Knockdown Factor For Cold Worked Material
Knockdown Factor For Cold Worked Material
(OP)
Consider this, a skin panel is sitting around waiting to be loaded on the assembly jig. However, it is found that approximately 1" x 5" of the edge has wrinkled due to mishandling of the skin panel. After cold working, and the wrinkling has been straighten, a conductivity test on the damaged area was performed. It is shown that the material conductivity at the damaged area is the same as the rest of the panel.
Question: Can the material properties and charatceristics of the skin panel at the damaged area be considered as the same as it was before the damage was inflicted on it?
Question: Can the material properties and charatceristics of the skin panel at the damaged area be considered as the same as it was before the damage was inflicted on it?





RE: Knockdown Factor For Cold Worked Material
Not an aircraft type and there are details I like to know but....

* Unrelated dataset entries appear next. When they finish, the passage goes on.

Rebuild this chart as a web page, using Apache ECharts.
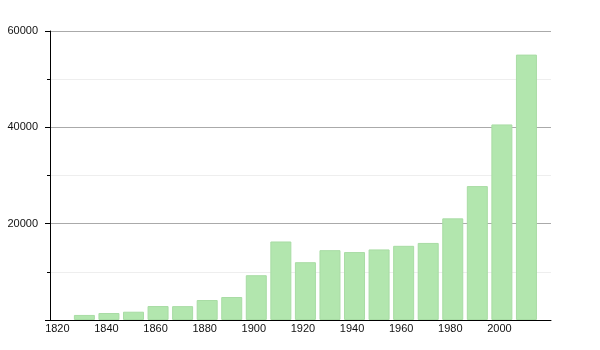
<!DOCTYPE html>
<html>
<head>
<meta charset="utf-8">
<script src="https://cdn.jsdelivr.net/npm/echarts@6/dist/echarts.min.js"></script>
<style>html,body{margin:0;padding:0;background:#fff}#c{width:600px;height:350px}</style>
</head>
<body>
<div id="c"></div>
<script>
const years = [1831,1841,1851,1861,1871,1881,1891,1901,1911,1921,1931,1941,1951,1961,1971,1981,1991,2001,2011];
const population = [1050,1450,1720,2900,2880,4150,4770,9300,16300,12000,14500,14100,14650,15400,16000,21100,27800,40600,55100];
const xTickLabels = [1820,1840,1860,1880,1900,1920,1940,1960,1980,2000];
const yTickLabels = [0,20000,40000,60000];

const chart = echarts.init(document.getElementById('c'), null, {renderer:'canvas'});
const font = "'Liberation Sans', Arial, Helvetica, sans-serif";
chart.setOption({
  animation:false,
  backgroundColor:'#fff',
  grid:{left:50,right:49,top:31,bottom:30,containLabel:false},
  xAxis:{
    type:'value',min:1817,max:2021,
    axisLine:{show:true,lineStyle:{color:'#000',width:1}},
    axisTick:{show:false},
    splitLine:{show:false},
    axisLabel:{customValues:xTickLabels,color:'#111',fontSize:11,fontFamily:font,margin:3,
      formatter:v=>String(v)}
  },
  yAxis:{
    type:'value',min:0,max:60000,interval:20000,
    axisLine:{show:true,lineStyle:{color:'#000',width:1}},
    axisTick:{show:true,length:5,lineStyle:{color:'#000'}},
    minorTick:{show:true,splitNumber:2,length:3,lineStyle:{color:'#000'}},
    splitLine:{show:true,lineStyle:{color:'#aaa',width:1}},
    minorSplitLine:{show:true,lineStyle:{color:'#eee',width:1}},
    axisLabel:{color:'#111',fontSize:11,fontFamily:font,margin:12,
      formatter:v=>yTickLabels.includes(v)&&v!==0?String(v):''}
  },
  series:[{
    type:'bar',
    data:years.map((y,i)=>[y,population[i]]),
    barWidth:21,
    itemStyle:{color:'#b2e6ae',borderColor:'#a8dca4',borderWidth:1}
  }]
});
</script>
</body>
</html>
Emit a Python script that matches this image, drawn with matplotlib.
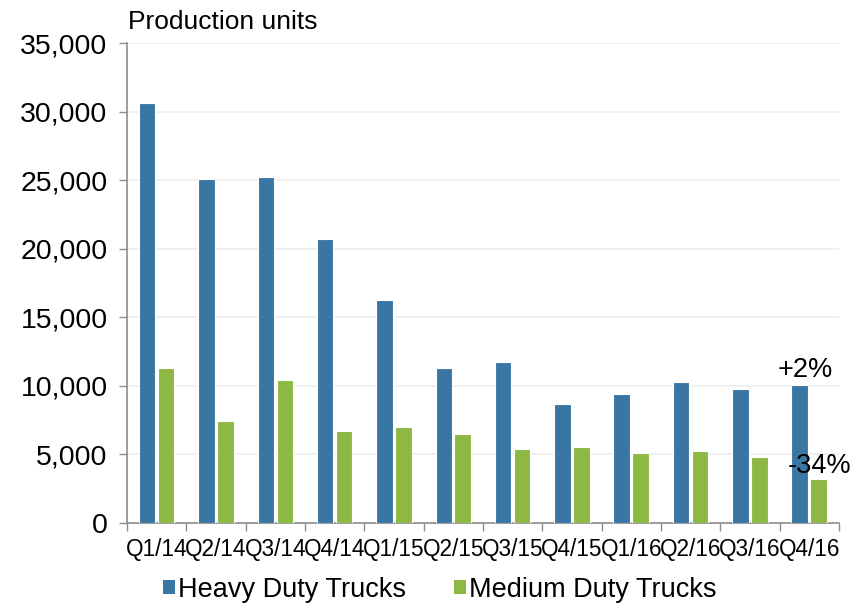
import matplotlib
matplotlib.use("Agg")
import matplotlib.pyplot as plt
from matplotlib.ticker import FuncFormatter, MultipleLocator, FixedLocator
from matplotlib.patches import Patch
import numpy as np

plt.rcParams['font.family'] = ['Liberation Sans', 'DejaVu Sans']

quarters = ["Q1/14", "Q2/14", "Q3/14", "Q4/14", "Q1/15", "Q2/15",
            "Q3/15", "Q4/15", "Q1/16", "Q2/16", "Q3/16", "Q4/16"]
heavy_duty = [30600, 25100, 25200, 20700, 16250, 11300,
              11750, 8700, 9400, 10300, 9800, 10050]
medium_duty = [11300, 7450, 10430, 6700, 7000, 6500,
               5400, 5540, 5100, 5250, 4800, 3200]
heavy_change = "+2%"
medium_change = "-34%"

BLUE = "#3A76A4"
GREEN = "#8DB843"
AXIS_GREY = "#8C8C8C"

fig = plt.figure(figsize=(8.64, 6.06), dpi=100)
ax = fig.add_axes([0.147, 0.137, 0.824, 0.792])

x = np.arange(len(quarters))
w = 0.28
off = 0.16
ax.bar(x - off, heavy_duty, width=w, color=BLUE, edgecolor="white", linewidth=0.8, zorder=3)
ax.bar(x + off, medium_duty, width=w, color=GREEN, edgecolor="white", linewidth=0.8, zorder=3)

ax.set_xlim(-0.5, len(quarters) - 0.5)
ax.set_ylim(0, 35000)
ax.yaxis.set_major_locator(MultipleLocator(5000))
ax.yaxis.set_major_formatter(FuncFormatter(lambda v, p: f"{int(v):,}"))
ax.grid(axis="y", color="#EEEEEE", linewidth=1.2, zorder=0)
ax.set_axisbelow(True)

ax.set_xticks(x)
ax.set_xticklabels(quarters, fontsize=16.3)
ax.tick_params(axis="x", which="major", length=0, pad=11)
ax.xaxis.set_minor_locator(FixedLocator(np.arange(-0.5, len(quarters), 1.0)))
ax.tick_params(axis="x", which="minor", length=6, color=AXIS_GREY, width=1)
ax.tick_params(axis="y", labelsize=20.5, length=6, color=AXIS_GREY, width=1, pad=8)

for s in ["top", "right"]:
    ax.spines[s].set_visible(False)
for s in ["left", "bottom"]:
    ax.spines[s].set_color(AXIS_GREY)
    ax.spines[s].set_linewidth(1.2)

fig.text(0.148, 0.963, "Production units", fontsize=19, ha="left", va="center")

ax.text(x[-1] - off + 0.09, heavy_duty[-1] + 150, heavy_change, fontsize=19.5,
        ha="center", va="bottom", zorder=5)
ax.text(x[-1] + 0.18, medium_duty[-1] + 20, medium_change, fontsize=19.5,
        ha="center", va="bottom", zorder=5)

handles = [Patch(facecolor=BLUE, label="Heavy Duty Trucks"),
           Patch(facecolor=GREEN, label="Medium Duty Trucks")]
fig.legend(handles=handles, loc="center", bbox_to_anchor=(0.509, 0.027), ncol=2,
           frameon=False, fontsize=19.5, handlelength=0.45, handleheight=0.45,
           handletextpad=0.12, columnspacing=1.75)

fig.savefig("out.png", dpi=100)
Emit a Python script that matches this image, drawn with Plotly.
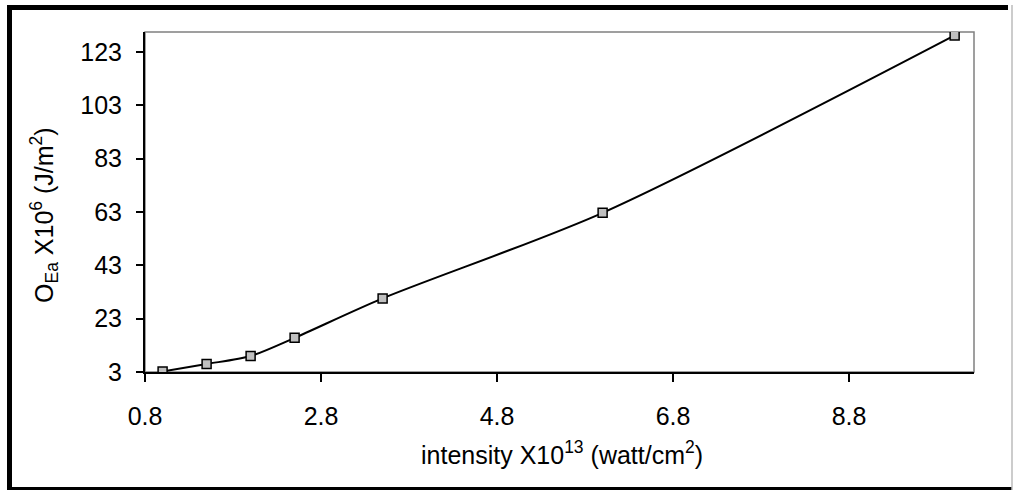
import plotly.graph_objects as go

# Data
intensity = [1.0, 1.5, 2.0, 2.5, 3.5, 6.0, 10.0]
energy = [3.2, 6.0, 9.0, 15.8, 30.6, 62.7, 129.2]
x_ticks = [0.8, 2.8, 4.8, 6.8, 8.8]
y_ticks = [3, 23, 43, 63, 83, 103, 123]
x_title = "intensity X10<sup>13</sup> (watt/cm<sup>2</sup>)"
y_title = "O<sub>Ea</sub> X10<sup>6</sup> (J/m<sup>2</sup>)"

W, H = 1013, 490
ML, MR, MT, MB = 145, 39, 32, 118
PW, PH = W - ML - MR, H - MT - MB


def px(xp):
    return (xp - ML) / PW


def py(yp):
    return (H - MB - yp) / PH


FONT = "Liberation Sans, Arial, sans-serif"

fig = go.Figure()
fig.add_trace(go.Scatter(
    x=intensity, y=energy, mode="lines+markers",
    line=dict(color="black", width=2, shape="spline", smoothing=0.8),
    marker=dict(symbol="square", size=9, color="#c0c0c0",
                line=dict(color="black", width=1.5)),
    showlegend=False,
))

shapes = [
    # plot area border (gray)
    dict(type="rect", xref="paper", yref="paper", x0=0, x1=1, y0=0, y1=1,
         line=dict(color="#808080", width=1.5), layer="below"),
    # outer frame
    dict(type="line", xref="paper", yref="paper", x0=px(9.5), x1=px(9.5),
         y0=py(5), y1=py(492), line=dict(color="black", width=5)),
    dict(type="line", xref="paper", yref="paper", x0=px(7), x1=px(1008),
         y0=py(7.5), y1=py(7.5), line=dict(color="black", width=5)),
    dict(type="line", xref="paper", yref="paper", x0=px(7), x1=px(1012),
         y0=py(489), y1=py(489), line=dict(color="black", width=4)),
    dict(type="line", xref="paper", yref="paper", x0=px(1012), x1=px(1012),
         y0=py(5), y1=py(490), line=dict(color="#bbbbbb", width=1.5)),
]

annotations = [
    dict(text=x_title, xref="paper", yref="paper", x=px(562), y=py(453),
         xanchor="center", yanchor="middle", showarrow=False,
         font=dict(family=FONT, size=25, color="black")),
    dict(text=y_title, xref="paper", yref="paper", x=px(44), y=py(215),
         xanchor="center", yanchor="middle", showarrow=False, textangle=-90,
         font=dict(family=FONT, size=25, color="black")),
]

fig.update_layout(
    width=W, height=H,
    margin=dict(l=ML, r=MR, t=MT, b=MB, pad=0),
    paper_bgcolor="white", plot_bgcolor="white",
    font=dict(family=FONT, size=25, color="black"),
    shapes=shapes,
    annotations=annotations,
    xaxis=dict(
        range=[0.8, 10.22], tickvals=x_ticks, ticktext=[str(v) for v in x_ticks],
        showgrid=False, zeroline=False, showline=True, linecolor="black", linewidth=2,
        ticks="outside", ticklen=8, tickwidth=2, tickcolor="black",
        ticklabelstandoff=13, tickfont=dict(family=FONT, size=25),
    ),
    yaxis=dict(
        range=[3, 130.5], tickvals=y_ticks, ticktext=[str(v) for v in y_ticks],
        showgrid=False, zeroline=False, showline=True, linecolor="black", linewidth=2,
        ticks="outside", ticklen=7, tickwidth=2, tickcolor="black",
        ticklabelstandoff=9, tickfont=dict(family=FONT, size=25),
    ),
)

fig.write_html("out.html")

1) Assuming the skin hardenable material like 5000 series AL, I would say no, it has been locally hardened by the cold working. If its a heat treatable alloy, there should be no change.
2) No matter how flat you think it is, there is now an initial imprefection in skin, hence the buckling strength will likely be lower locally.
3) If this is a low stress area (if such things exist on aircraft), perhaps its not an issue. If its high stress, I'd get a new sheet.
My 2 cents,
Nick
RE: Knockdown Factor For Cold Worked Material
Since you say that the damage is at the edge of the panel, then it is very likely that there are fasteners in this area attaching it to substructure, the adjacent skin panel, etcetera.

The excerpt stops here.